» **Task to complete**:
Begin with the first line and repeat exactly through the line containing "0.0008, 0.0005, 0.0005];"; leave every image out.
►
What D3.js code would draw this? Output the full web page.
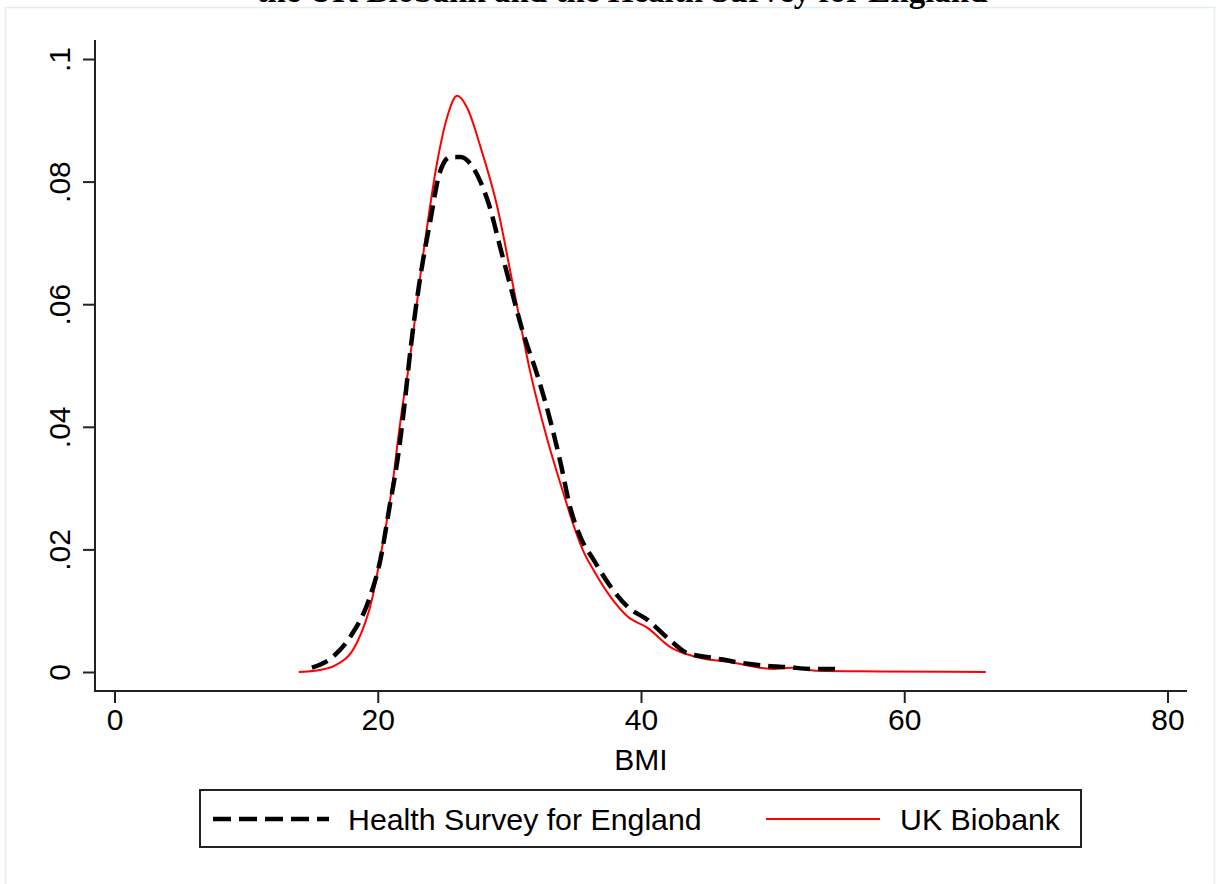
<!DOCTYPE html>
<html>
<head>
<meta charset="utf-8">
<script src="https://cdn.jsdelivr.net/npm/d3@7"></script>
<style>
  html, body { margin: 0; padding: 0; background: #fff; }
  svg { display: block; }
</style>
</head>
<body>
<svg id="chart" width="1217" height="884"></svg>
<script>
// ---- data ----
const titleText = "the UK Biobank and the Health Survey for England";
const xLabel = "BMI";
const xTicks = [0, 20, 40, 60, 80];
const yTicks = [0, 0.02, 0.04, 0.06, 0.08, 0.1];
const yTickLabels = ["0", ".02", ".04", ".06", ".08", ".1"];
const seriesNames = ["Health Survey for England", "UK Biobank"];

const hseBMI = [15.0, 16.6, 17.9, 19.4, 20.2, 20.9, 21.5, 22.1, 22.3, 23.2, 24.0, 24.7, 25.5, 26.3, 27.0, 27.8, 28.5, 29.3, 30.1, 31.05, 32.1, 33.1, 33.9, 34.6, 35.4, 36.4, 37.7, 39.0, 40.5, 42.2, 43.5, 45.5, 47.6, 49.6, 51.1, 53.1, 54.8];
const hseDensity = [0.0007, 0.0025, 0.0057, 0.0122, 0.0183, 0.027, 0.0346, 0.0449, 0.049, 0.064, 0.0737, 0.0814, 0.084, 0.084, 0.083, 0.080, 0.0759, 0.0693, 0.0628, 0.0553, 0.0486, 0.0411, 0.034, 0.027, 0.022, 0.0183, 0.0139, 0.0106, 0.0085, 0.0052, 0.0031, 0.0023, 0.0015, 0.0010, 0.0008, 0.0005, 0.0005];

const ukbBMI = [14.0, 15.2, 16.7, 18.4, 19.6, 20.2, 20.7, 21.16, 21.54, 21.95, 22.2, 23.47, 24.5, 25.27, 26.03, 26.8, 27.8, 29.08, 30.3, 31.6, 32.9, 34.1, 34.9, 35.6, 36.4, 37.7, 39.0, 40.5, 42.2, 44.3, 46.8, 50.1, 51.4, 53.4, 58.0, 66.2];
const ukbDensity = [0.0, 0.0002, 0.001, 0.0047, 0.0122, 0.0188, 0.0248, 0.0313, 0.0379, 0.0444, 0.0476, 0.0684, 0.083, 0.0905, 0.094, 0.092, 0.0857, 0.0759, 0.0628, 0.0488, 0.0378, 0.0292, 0.0238, 0.0198, 0.0166, 0.0122, 0.009, 0.0072, 0.0041, 0.0024, 0.0016, 0.0005, 0.0007, 0.0002, 0.0001, 0.0];

// ---- layout ----
const svg = d3.select("#chart");
const font = "'Liberation Sans', Arial, Helvetica, sans-serif";

const x = d3.scaleLinear().domain([0, 80]).range([114.5, 1167.5]);
const y = d3.scaleLinear().domain([0, 0.1]).range([672, 59]);

// faint outer frame
svg.append("rect").attr("x", 5.5).attr("y", 7.5).attr("width", 1209).attr("height", 900)
  .attr("fill", "none").attr("stroke", "#e3eded").attr("stroke-width", 1.5);

// title (cut at top, as in the reference)
svg.append("text").attr("x", 622).attr("y", 2)
  .attr("text-anchor", "middle")
  .attr("font-family", "'Liberation Serif', 'Times New Roman', serif")
  .attr("font-weight", "bold").attr("font-size", 33)
  .text(titleText);

// axes
const axisX0 = 94, axisX1 = 1187, axisY0 = 40, axisY1 = 691;
svg.append("line").attr("x1", axisX0).attr("x2", axisX1).attr("y1", axisY1).attr("y2", axisY1)
  .attr("stroke", "#222").attr("stroke-width", 2);
svg.append("line").attr("x1", 95).attr("x2", 95).attr("y1", axisY0).attr("y2", axisY1 + 1)
  .attr("stroke", "#222").attr("stroke-width", 2);

const xAxis = svg.append("g").attr("transform", `translate(0,${axisY1})`)
  .call(d3.axisBottom(x).tickValues(xTicks).tickSize(12).tickPadding(6).tickFormat(d3.format("d")));
xAxis.select(".domain").remove();
xAxis.selectAll(".tick line").attr("stroke", "#222").attr("stroke-width", 2);
xAxis.selectAll(".tick text").attr("font-family", font).attr("font-size", 30).attr("fill", "#000");

const yAxis = svg.append("g").attr("transform", `translate(95,0)`)
  .call(d3.axisLeft(y).tickValues(yTicks).tickSize(12).tickFormat((d, i) => yTickLabels[i]));
yAxis.select(".domain").remove();
yAxis.selectAll(".tick line").attr("stroke", "#222").attr("stroke-width", 2);
yAxis.selectAll(".tick text")
  .attr("font-family", font).attr("font-size", 30).attr("fill", "#000")
  .attr("text-anchor", "middle")
  .attr("x", null).attr("dy", null)
  .attr("transform", "translate(-25,0) rotate(-90)");

// x label
svg.append("text").attr("x", x(40)).attr("y", 770)
  .attr("text-anchor", "middle").attr("font-family", font).attr("font-size", 30)
  .text(xLabel);

// lines
const line = d3.line().x(d => x(d[0])).y(d => y(d[1])).curve(d3.curveMonotoneX);
const hse = hseBMI.map((v, i) => [v, hseDensity[i]]);
const ukb = ukbBMI.map((v, i) => [v, ukbDensity[i]]);

svg.append("path").datum(ukb).attr("d", line)
  .attr("fill", "none").attr("stroke", "#ff0000").attr("stroke-width", 2);
svg.append("path").datum(hse).attr("d", line)
  .attr("fill", "none").attr("stroke", "#000").attr("stroke-width", 4.5)
  .attr("stroke-dasharray", "17,8");

// legend
const leg = svg.append("g");
leg.append("rect").attr("x", 200).attr("y", 790).attr("width", 881).attr("height", 57)
  .attr("fill", "#fff").attr("stroke", "#222").attr("stroke-width", 2);
leg.append("line").attr("x1", 213).attr("x2", 329).attr("y1", 819).attr("y2", 819)
  .attr("stroke", "#000").attr("stroke-width", 4.5).attr("stroke-dasharray", "18,8");
leg.append("text").attr("x", 348).attr("y", 830).attr("font-family", font).attr("font-size", 30.3)
  .text(seriesNames[0]);
leg.append("line").attr("x1", 766).attr("x2", 880).attr("y1", 819).attr("y2", 819)
  .attr("stroke", "#ff0000").attr("stroke-width", 2);
leg.append("text").attr("x", 900).attr("y", 830).attr("font-family", font).attr("font-size", 30.3)
  .text(seriesNames[1]);
</script>
</body>
</html>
◄
» **Solution for this task**:
What D3.js code would draw this? Output the full web page.
<!DOCTYPE html>
<html>
<head>
<meta charset="utf-8">
<script src="https://cdn.jsdelivr.net/npm/d3@7"></script>
<style>
  html, body { margin: 0; padding: 0; background: #fff; }
  svg { display: block; }
</style>
</head>
<body>
<svg id="chart" width="1217" height="884"></svg>
<script>
// ---- data ----
const titleText = "the UK Biobank and the Health Survey for England";
const xLabel = "BMI";
const xTicks = [0, 20, 40, 60, 80];
const yTicks = [0, 0.02, 0.04, 0.06, 0.08, 0.1];
const yTickLabels = ["0", ".02", ".04", ".06", ".08", ".1"];
const seriesNames = ["Health Survey for England", "UK Biobank"];

const hseBMI = [15.0, 16.6, 17.9, 19.4, 20.2, 20.9, 21.5, 22.1, 22.3, 23.2, 24.0, 24.7, 25.5, 26.3, 27.0, 27.8, 28.5, 29.3, 30.1, 31.05, 32.1, 33.1, 33.9, 34.6, 35.4, 36.4, 37.7, 39.0, 40.5, 42.2, 43.5, 45.5, 47.6, 49.6, 51.1, 53.1, 54.8];
const hseDensity = [0.0007, 0.0025, 0.0057, 0.0122, 0.0183, 0.027, 0.0346, 0.0449, 0.049, 0.064, 0.0737, 0.0814, 0.084, 0.084, 0.083, 0.080, 0.0759, 0.0693, 0.0628, 0.0553, 0.0486, 0.0411, 0.034, 0.027, 0.022, 0.0183, 0.0139, 0.0106, 0.0085, 0.0052, 0.0031, 0.0023, 0.0015, 0.0010, 0.0008, 0.0005, 0.0005];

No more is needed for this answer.